I stop when emotional because it’s not the junk that’s important but the memories those items hold. More powerful than any relationship break up. They hold grief. Every time I pull an old toy from my childhood it’s as powerful as if I were to see a relative that had long since departed, just for moment, before being taken away again. It’s a resurrection, a ghost, no matter how pleasant the memory, in fact the more meaningful it is the more powerful and emotive it will be. If it were bad memories it would hit the wheelie bin immediately. The memories make me grieve for my childhood and for the lost moments. Some of these things I can even remember when they were given to me, whether it was a birthday present, Christmas present or just a kind gift. This makes changing my gender identity, in the eyes of others, more difficult than it already is.
But at the same time I am already different. I’m an adult, more mature (some might say), I have found more of myself and expressed it. If I wasn’t that different then I wouldn’t be grieving and feeling emotional at the sight of things that, to anyone else, are simply junk but to me more valuable than any precious metal. If I hadn’t changed and left those things behind they would still be just the things I own and not these items in a grave yard of memories in the back of a cold garage. Yet despite their emotional value they aren’t kept in exquisite condition in air tight, dirt-tight containers in a regulated temperature away from anything harmful. They’re just piled into cold boxes.

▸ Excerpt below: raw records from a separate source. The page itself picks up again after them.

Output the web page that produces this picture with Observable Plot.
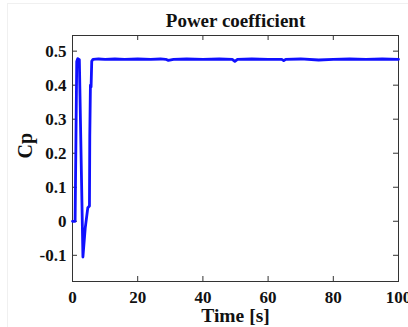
<!DOCTYPE html>
<html><head><meta charset="utf-8">
<script src="https://cdn.jsdelivr.net/npm/d3@7"></script>
<script src="https://cdn.jsdelivr.net/npm/@observablehq/plot@0.6"></script>
<style>
body{margin:0;background:#fff}
svg{display:block}
#wrap{position:relative;width:408px;height:327px}
#edge{position:absolute;left:7px;top:3px;right:0;bottom:0;border-left:1px solid #f0f0f0;border-top:1px solid #f0f0f0;pointer-events:none}
</style>
</head><body><div id="wrap"><div id="chart"></div><div id="edge"></div></div>
<script>
const time = [0, 0.8, 1.3, 1.6, 2.1, 3.2, 3.9, 4.7, 5.2, 5.3, 5.5, 5.7, 5.9, 6.3, 8, 10, 13, 16, 20, 24, 27, 28.6, 29.4, 31, 35, 40, 45, 49, 49.8, 50.6, 55, 60, 64.2, 64.8, 65.4, 70, 75.5, 80, 85, 90, 95, 100];
const cp = [0, 0, 0.47, 0.478, 0.475, -0.105, -0.02, 0.04, 0.045, 0.25, 0.40, 0.395, 0.47, 0.476, 0.477, 0.476, 0.477, 0.476, 0.477, 0.476, 0.477, 0.476, 0.473, 0.476, 0.477, 0.476, 0.477, 0.476, 0.470, 0.476, 0.477, 0.476, 0.476, 0.472, 0.476, 0.477, 0.474, 0.476, 0.477, 0.476, 0.477, 0.476];
const xTicks = [0, 20, 40, 60, 80, 100];
const yTicks = [-0.1, 0, 0.1, 0.2, 0.3, 0.4, 0.5];
const title = "Power coefficient";
const xLabel = "Time [s]";
const yLabel = "Cp";

const data = time.map((t, i) => ({t, cp: cp[i]}));
const W = 408, H = 327, mL = 72, mR = 10, mT = 35, mB = 46;
const pw = W - mL - mR, ph = H - mT - mB;
const tick = 5;
const font = "'Liberation Serif','Times New Roman',serif";
const chart = Plot.plot({
  width: W, height: H, marginLeft: mL, marginRight: mR, marginTop: mT, marginBottom: mB,
  style: {fontFamily: font, fontWeight: "bold", fontSize: "17px", background: "transparent", color: "#111"},
  x: {domain: [0, 100]},
  y: {domain: [-0.177, 0.546]},
  marks: [
    Plot.axisX(xTicks, {tickSize: 0, tickPadding: 9, label: null, fontSize: 17, fontWeight: "bold"}),
    Plot.axisY(yTicks, {tickSize: 0, tickPadding: 6, label: null, fontSize: 17, fontWeight: "bold", tickFormat: d => d === 0 ? "0" : d.toFixed(1)}),
    Plot.tickX(xTicks, {x: d => d, insetTop: ph - tick, stroke: "#333"}),
    Plot.tickX(xTicks, {x: d => d, insetBottom: ph - tick, stroke: "#333"}),
    Plot.tickY(yTicks, {y: d => d, insetRight: pw - tick, stroke: "#333"}),
    Plot.tickY(yTicks, {y: d => d, insetLeft: pw - tick, stroke: "#333"}),
    Plot.frame({stroke: "#333"}),
    Plot.line(data, {x: "t", y: "cp", stroke: "#1010ff", strokeWidth: 2.8}),
    Plot.text([title], {text: d => d, frameAnchor: "top", dy: -15, lineAnchor: "middle", fontSize: 19, fontWeight: "bold"}),
    Plot.text([xLabel], {text: d => d, frameAnchor: "bottom", dy: 34.5, lineAnchor: "middle", fontSize: 19.5, fontWeight: "bold"}),
    Plot.text([yLabel], {text: d => d, frameAnchor: "left", dx: -47, rotate: -90, lineAnchor: "middle", fontSize: 20, fontWeight: "bold"})
  ]
});
document.getElementById("chart").append(chart);
</script>
</body></html>
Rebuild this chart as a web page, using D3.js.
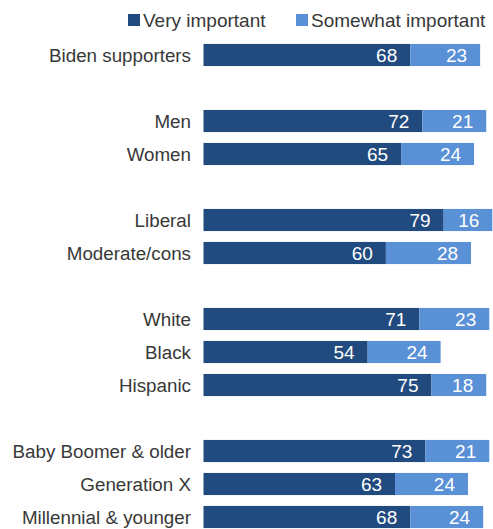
<!DOCTYPE html>
<html><head><meta charset="utf-8">
<script src="https://cdn.jsdelivr.net/npm/d3@7"></script>
<style>body{margin:0;background:#fff}</style>
</head><body>
<svg id="c" width="493" height="529"></svg>
<script>
const categories = ["Biden supporters", "", "Men", "Women", "", "Liberal", "Moderate/cons", "", "White", "Black", "Hispanic", "", "Baby Boomer & older", "Generation X", "Millennial & younger"];
const veryImportant = [68, null, 72, 65, null, 79, 60, null, 71, 54, 75, null, 73, 63, 68];
const somewhatImportant = [23, null, 21, 24, null, 16, 28, null, 23, 24, 18, null, 21, 24, 24];
const seriesNames = ["Very important", "Somewhat important"];
const colors = ["#214a7e", "#5a90d6"];

const svg = d3.select("#c");
const font = "'Liberation Sans', Arial, sans-serif";
const x = d3.scaleLinear().domain([0, 100]).range([203.5, 507.5]);
const y = d3.scaleBand().domain(d3.range(categories.length)).range([38.5, 533.5]).paddingInner(0.33).paddingOuter(0.165);

const rows = categories.map((c, i) => ({c, i, v: veryImportant[i], s: somewhatImportant[i]})).filter(d => d.c !== "");

svg.selectAll("text.cat").data(rows).join("text")
  .attr("x", 191).attr("y", d => y(d.i) + y.bandwidth() / 2)
  .attr("dy", "0.35em").attr("text-anchor", "end")
  .style("font-family", font).style("font-size", "18.8px").style("fill", "#383838")
  .text(d => d.c);

const segs = [];
rows.forEach(d => {
  segs.push({i: d.i, x0: 0, x1: d.v, val: d.v, k: 0});
  segs.push({i: d.i, x0: d.v, x1: d.v + d.s, val: d.s, k: 1});
});
svg.selectAll("rect.bar").data(segs).join("rect")
  .attr("x", d => x(d.x0)).attr("width", d => x(d.x1) - x(d.x0))
  .attr("y", d => y(d.i)).attr("height", y.bandwidth())
  .attr("fill", d => colors[d.k]);

svg.selectAll("text.val").data(segs).join("text")
  .attr("x", d => x(d.x1) - 13).attr("y", d => y(d.i) + y.bandwidth() / 2)
  .attr("dy", "0.36em").attr("text-anchor", "end")
  .style("font-family", font).style("font-size", "19px").style("fill", "#fff")
  .text(d => d.val);

const leg = [{n: seriesNames[0], x: 128}, {n: seriesNames[1], x: 296}];
leg.forEach((l, k) => {
  svg.append("rect").attr("x", l.x).attr("y", 14).attr("width", 12).attr("height", 12).attr("fill", colors[k]);
  svg.append("text").attr("x", l.x + 15).attr("y", 20).attr("dy", "0.35em")
    .style("font-family", font).style("font-size", "19px").style("fill", "#383838").text(l.n);
});
</script>
</body></html>
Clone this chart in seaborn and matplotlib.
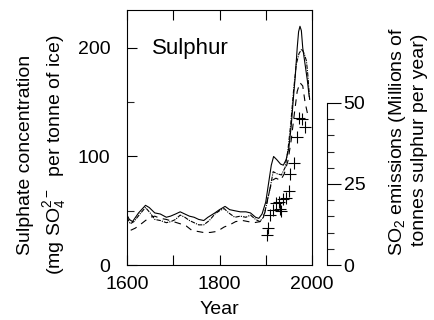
import matplotlib
matplotlib.use("Agg")
import matplotlib.pyplot as plt
from matplotlib.ticker import FixedLocator
import seaborn as sns
import pandas as pd

# sulphate records (mg SO4 per tonne of ice)
years_solid = [1600, 1605, 1612, 1625, 1640, 1648, 1660, 1672, 1685, 1694, 1705, 1715,
               1725, 1735, 1745, 1755, 1766, 1775, 1790, 1800, 1812, 1822, 1833, 1845,
               1857, 1867, 1878, 1885, 1892, 1900, 1906, 1912, 1917, 1924, 1932, 1938,
               1944, 1950, 1955, 1960, 1964, 1968, 1971, 1974, 1977, 1980, 1985, 1990, 1994]
conc_solid = [46, 42, 40, 48, 55, 53, 48, 47, 44, 45, 47, 49,
              47, 45, 44, 42, 41, 44, 48, 51, 54, 51, 50, 49,
              49, 48, 44, 43, 47, 58, 75, 92, 100, 97, 93, 92,
              97, 108, 128, 155, 175, 200, 215, 220, 216, 200, 185, 170, 155]

years_dashdot = [1600, 1607, 1615, 1628, 1640, 1650, 1660, 1672, 1685, 1695, 1705, 1715,
                 1725, 1735, 1745, 1755, 1766, 1778, 1790, 1800, 1810, 1820, 1833, 1845,
                 1857, 1867, 1878, 1887, 1895, 1902, 1910, 1916, 1925, 1934, 1942, 1948,
                 1954, 1960, 1966, 1972, 1978, 1983, 1988, 1991, 1995]
conc_dashdot = [44, 38, 40, 47, 53, 48, 42, 41, 39, 40, 42, 46,
                44, 41, 39, 37, 37, 41, 47, 50, 52, 48, 44, 45,
                44, 46, 42, 40, 44, 56, 72, 86, 84, 83, 90, 106,
                130, 160, 185, 195, 199, 195, 188, 175, 152]

years_dashed = [1608, 1618, 1628, 1640, 1650, 1660, 1672, 1685, 1700, 1715, 1728, 1740,
                1752, 1765, 1780, 1795, 1810, 1822, 1835, 1850, 1862, 1875, 1888, 1898,
                1906, 1914, 1922, 1932, 1940, 1948, 1955, 1962, 1968, 1974, 1980, 1985, 1990]
conc_dashed = [32, 34, 37, 41, 44, 45, 43, 42, 40, 38, 36, 32,
               31, 30, 30, 31, 35, 37, 40, 41, 40, 39, 40, 48,
               65, 78, 80, 78, 84, 96, 115, 140, 160, 168, 165, 150, 140]

# SO2 emissions (millions of tonnes sulphur per year), right-hand scale
emis_years = [1902, 1905, 1910, 1916, 1923, 1928, 1930, 1934, 1938, 1943,
              1950, 1953, 1961, 1967, 1972, 1978, 1985]
emis_values = [9.3, 11.3, 15.4, 17.0, 19.0, 19.3, 17.2, 16.8, 20.3, 20.8,
               22.9, 28.2, 31.4, 39.6, 45.3, 45.1, 42.5]

sns.set_theme(style="ticks")
plt.rcParams["font.family"] = ["Liberation Sans", "DejaVu Sans"]
plt.rcParams["mathtext.fontset"] = "custom"
plt.rcParams["mathtext.rm"] = "Liberation Sans"
plt.rcParams["mathtext.it"] = "Liberation Sans:italic"
plt.rcParams["axes.linewidth"] = 0.8
plt.rcParams["text.color"] = "black"
plt.rcParams["axes.labelcolor"] = "black"

W, H = 434, 320
fig = plt.figure(figsize=(W / 100, H / 100), dpi=100)
ax = fig.add_axes([127 / W, 55 / H, 185 / W, 255 / H])

df_solid = pd.DataFrame({"Year": years_solid, "conc": conc_solid})
df_dd = pd.DataFrame({"Year": years_dashdot, "conc": conc_dashdot})
df_dash = pd.DataFrame({"Year": years_dashed, "conc": conc_dashed})

sns.lineplot(data=df_solid, x="Year", y="conc", color="black", lw=0.8, ax=ax)
sns.lineplot(data=df_dd, x="Year", y="conc", color="black", lw=0.8,
             linestyle=(0, (4, 1, 1, 1)), ax=ax)
sns.lineplot(data=df_dash, x="Year", y="conc", color="black", lw=0.8,
             linestyle=(0, (6, 5)), ax=ax)

ax.set_xlim(1600, 2000)
ax.set_ylim(0, 235)
ax.set_xticks([1600, 1700, 1800, 1900, 2000])
ax.set_xticklabels(["1600", "", "1800", "", "2000"])
ax.set_yticks([0, 100, 200])
ax.yaxis.set_minor_locator(FixedLocator([50, 150]))
ax.tick_params(axis="x", which="major", direction="in", top=True, length=7,
               width=0.8, pad=8, labelsize=14, colors="black")
ax.tick_params(axis="y", which="major", direction="in", right=False, length=7,
               width=0.8, pad=12, labelsize=14, colors="black")
ax.tick_params(axis="y", which="minor", direction="in", right=False, length=5, width=0.8)
for s in ax.spines.values():
    s.set_color("black")
ax.set_xlabel("")
ax.set_ylabel("")
ax.text(1653, 194.5, "Sulphur", fontsize=16, va="baseline", ha="left")

# secondary emission scale, drawn as a detached spine running 0-50
ax2 = ax.twinx()
ax2.set_ylim(0, 235 * 1.085 / 3.24)
sns.scatterplot(x=emis_years, y=emis_values, marker="+", s=80, color="black",
                linewidth=0.8, ax=ax2, clip_on=False, zorder=5)
for side in ["top", "left", "bottom"]:
    ax2.spines[side].set_visible(False)
ax2.spines["right"].set_position(("outward", 15 * 0.72))
ax2.spines["right"].set_bounds(0, 50)
ax2.spines["right"].set_color("black")
ax2.set_yticks([0, 25, 50])
ax2.yaxis.set_minor_locator(FixedLocator(list(range(0, 51, 5))))
ax2.tick_params(axis="y", which="major", direction="out", length=10, width=0.8,
                pad=2, labelsize=14, colors="black")
ax2.tick_params(axis="y", which="minor", direction="out", length=5, width=0.8)
ax2.set_ylabel("")

fig.text(219.5 / W, 1 - 314 / H, "Year", fontsize=14, ha="center", va="baseline")
fig.text(26 / W, 1 - 155 / H, "Sulphate concentration", fontsize=14,
         rotation=90, ha="center", va="center")
fig.text(55 / W, 1 - 155 / H, r"(mg SO$_4^{2-}$  per tonne of ice)", fontsize=14,
         rotation=90, ha="center", va="center")
fig.text(397 / W, 1 - 141 / H, r"SO$_2$ emissions (Millions of", fontsize=14,
         rotation=90, ha="center", va="center")
fig.text(420 / W, 1 - 140 / H, "tonnes sulphur per year)", fontsize=14,
         rotation=90, ha="center", va="center")

fig.savefig("out.png", dpi=100, facecolor="white")
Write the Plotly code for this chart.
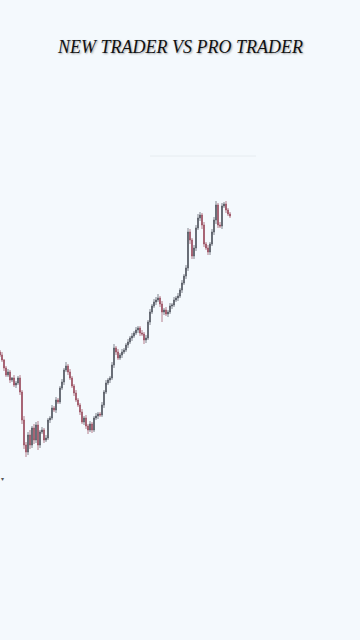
import plotly.graph_objects as go

title_text = "NEW TRADER VS PRO TRADER"

close = [285, 280, 272, 265, 268, 260, 262, 255, 257, 262,
         248, 220, 195, 188, 205, 195, 212, 200, 215, 195,
         208, 210, 200, 202, 220, 222, 232, 230, 240, 238,
         252, 258, 270, 274, 268, 262, 254, 247, 240, 235,
         228, 218, 222, 214, 210, 216, 210, 222, 224, 226,
         225, 235, 248, 257, 260, 262, 275, 292, 288, 282,
         285, 288, 290, 295, 298, 302, 304, 307, 310, 312,
         307, 306, 300, 302, 318, 328, 334, 338, 340, 342,
         336, 328, 330, 326, 328, 334, 335, 340, 342, 344,
         350, 357, 364, 372, 408, 400, 384, 392, 412, 422,
         425, 415, 396, 392, 388, 396, 408, 420, 435, 415,
         414, 434, 436, 430, 426, 424]

wick_up = [2, 3, 1, 2, 3, 2, 1, 3, 2, 2,
           3, 2, 4, 3, 3, 5, 2, 4, 3, 4,
           2, 3, 2, 3, 2, 2, 3, 2, 3, 2,
           2, 3, 2, 4, 2, 3, 2, 2, 3, 2,
           2, 3, 2, 3, 2, 3, 2, 2, 3, 2,
           2, 3, 2, 3, 2, 2, 3, 4, 2, 3,
           2, 3, 2, 2, 3, 2, 3, 2, 3, 2,
           2, 3, 2, 3, 2, 3, 2, 3, 3, 4,
           2, 3, 2, 3, 2, 3, 2, 3, 2, 3,
           2, 3, 2, 3, 4, 3, 2, 3, 3, 4,
           3, 2, 3, 2, 3, 2, 3, 3, 4, 2,
           3, 3, 2, 3, 2, 2]

wick_down = [2, 2, 3, 2, 2, 3, 2, 2, 3, 2,
             3, 4, 4, 5, 3, 4, 3, 4, 3, 5,
             3, 2, 3, 2, 2, 3, 2, 2, 3, 2,
             2, 2, 3, 2, 3, 2, 2, 3, 2, 2,
             3, 2, 3, 3, 4, 2, 3, 2, 2, 3,
             2, 2, 3, 2, 2, 3, 2, 3, 3, 2,
             2, 3, 2, 2, 3, 2, 3, 2, 2, 3,
             3, 2, 4, 3, 2, 3, 2, 2, 3, 2,
             3, 10, 3, 2, 3, 2, 3, 2, 2, 3,
             2, 3, 2, 3, 3, 4, 3, 3, 3, 2,
             3, 4, 3, 2, 3, 3, 2, 3, 4, 3,
             2, 3, 2, 3, 2, 2]

idx = list(range(len(close)))
opens = [close[0] + 3] + close[:-1]
high = [max(o, c) + w for o, c, w in zip(opens, close, wick_up)]
low = [min(o, c) - w for o, c, w in zip(opens, close, wick_down)]

fig = go.Figure()
fig.add_trace(go.Candlestick(
    x=idx, open=opens, high=high, low=low, close=close,
    increasing=dict(line=dict(color="#50555e", width=0.7), fillcolor="#50555e"),
    decreasing=dict(line=dict(color="#9a4a5c", width=0.7), fillcolor="#9a4a5c"),
    whiskerwidth=0, showlegend=False, hoverinfo="skip",
))

bg = "#f4f9fd"
fig.update_layout(
    width=360, height=640,
    margin=dict(l=0, r=0, t=0, b=0),
    paper_bgcolor=bg, plot_bgcolor=bg,
    xaxis=dict(range=[0, 180], visible=False, rangeslider=dict(visible=False), fixedrange=True),
    yaxis=dict(range=[0, 640], visible=False, fixedrange=True),
    showlegend=False,
    shapes=[dict(type="line", xref="paper", yref="paper",
                 x0=150/360, x1=256/360, y0=1-156/640, y1=1-156/640,
                 line=dict(color="#e6ecf0", width=1))],
    annotations=[
        dict(text=title_text, xref="paper", yref="paper", x=0.5, y=1-47/640,
             xanchor="center", yanchor="middle", showarrow=False,
             font=dict(family="Liberation Serif", size=18, color="#111111",
                       style="italic", shadow="1px 1px 2px rgba(0,0,0,0.35)")),
        dict(text="▾", xref="paper", yref="paper", x=2/360, y=1-478/640,
             xanchor="center", yanchor="middle", showarrow=False,
             font=dict(family="DejaVu Sans", size=6, color="#555555")),
    ],
)

fig.write_html("out.html")
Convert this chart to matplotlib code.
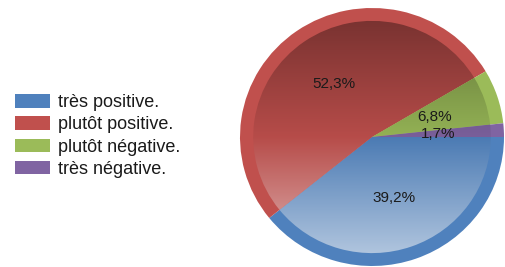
import numpy as np
import matplotlib
matplotlib.use("Agg")
import matplotlib.pyplot as plt
from matplotlib.patches import Wedge, Patch

categories = ["très positive.", "plutôt positive.", "plutôt négative.", "très négative."]
values = [39.2, 52.3, 6.8, 1.7]
colors = ["#4F81BD", "#C0504D", "#9BBB59", "#8064A2"]

W, H = 506, 267
fig = plt.figure(figsize=(W / 100, H / 100), dpi=100)
fig.patch.set_facecolor("white")

# pie axes box in pixels
x0, x1, y0, y1 = 240, 504, 8, 266
ax = fig.add_axes([x0 / W, 1 - y1 / H, (x1 - x0) / W, (y1 - y0) / H])

def fmt(p):
    return ("%.1f%%" % p).replace(".", ",")

wedges, texts, autotexts = ax.pie(
    values, colors=colors, startangle=0, counterclock=False,
    autopct=fmt, pctdistance=0.5, radius=1.0,
    wedgeprops=dict(linewidth=0),
    textprops=dict(fontsize=11, family="Liberation Sans", color="#1a1a1a"),
)
ax.set_aspect("auto")
ax.set_xlim(-1, 1)
ax.set_ylim(-1, 1)
ax.axis("off")

# vertical gradient shading for the inner disc
n = 300
yy = np.linspace(1, -1, n)
def shade(base):
    b = np.array(matplotlib.colors.to_rgb(base))
    img = np.zeros((n, 2, 3))
    for i, y in enumerate(yy):
        if y >= 0:
            c = b * (0.95 - 0.35 * y)
        else:
            t = min(1.0, -y) * 0.62
            c = b * 0.95 + (1 - b * 0.95) * t
        img[i, :, :] = np.clip(c, 0, 1)
    return img

for w, col in zip(wedges, colors):
    inner = Wedge((0, 0), 0.9, w.theta1, w.theta2, facecolor="none", edgecolor="none")
    ax.add_patch(inner)
    im = ax.imshow(shade(col), extent=(-1, 1, -1, 1), aspect="auto",
                   interpolation="bilinear", zorder=1.5)
    im.set_clip_path(inner)
for t in autotexts:
    t.set_zorder(5)

fs = 13
handles = [Patch(facecolor=c, edgecolor="none") for c in colors]
leg = fig.legend(handles, categories, loc="center left",
                 bbox_to_anchor=(15 / W, 1 - 136 / H), frameon=False,
                 prop=dict(family="Liberation Sans", size=fs),
                 handlelength=1.95, handleheight=0.78, handletextpad=0.42,
                 labelspacing=0.28, borderpad=0, borderaxespad=0)
for t in leg.get_texts():
    t.set_color("#1a1a1a")

fig.savefig("out.png", dpi=100, facecolor="white")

I must cut down on things. Some things will be thrown away once I find the point of view and positive reasons that will come to allow me to do so. They are the memory corpses that need to be buried, permanently, so they can no longer be resurrected and hopefully I can remember my memories through rose tints with the aid of photographs, memories and stories. I’ll be able to continue to move on and make my future my way without the guilt of the past. It’s one thing to tussle with the problems of gender identity but even harder when your past is a wall of boxes full of reminders.
Amongst the Christmas gifts I had this year was some scent free wipes in a packet. It was from my Mum knowing I like to use scent free soap for the most of the time and a thoughtful gift it was. Laying on the sofa I glanced at the coffee table. I spotted the packet still unopened and sat up and smiled at that little extra present with a lot of thought and something that would never end up in a box in storage. It was a gift for now, different to all the hoarded toys and teenage presents in the boxes I’d seen while clearing the hoard through the day. I held the pack and read the smaller print on the label ‘cleaning facial wipes’ and underneath, ‘removes waterproof mascara.’ Well, I guess my gifts as an adult take on a whole new meaning.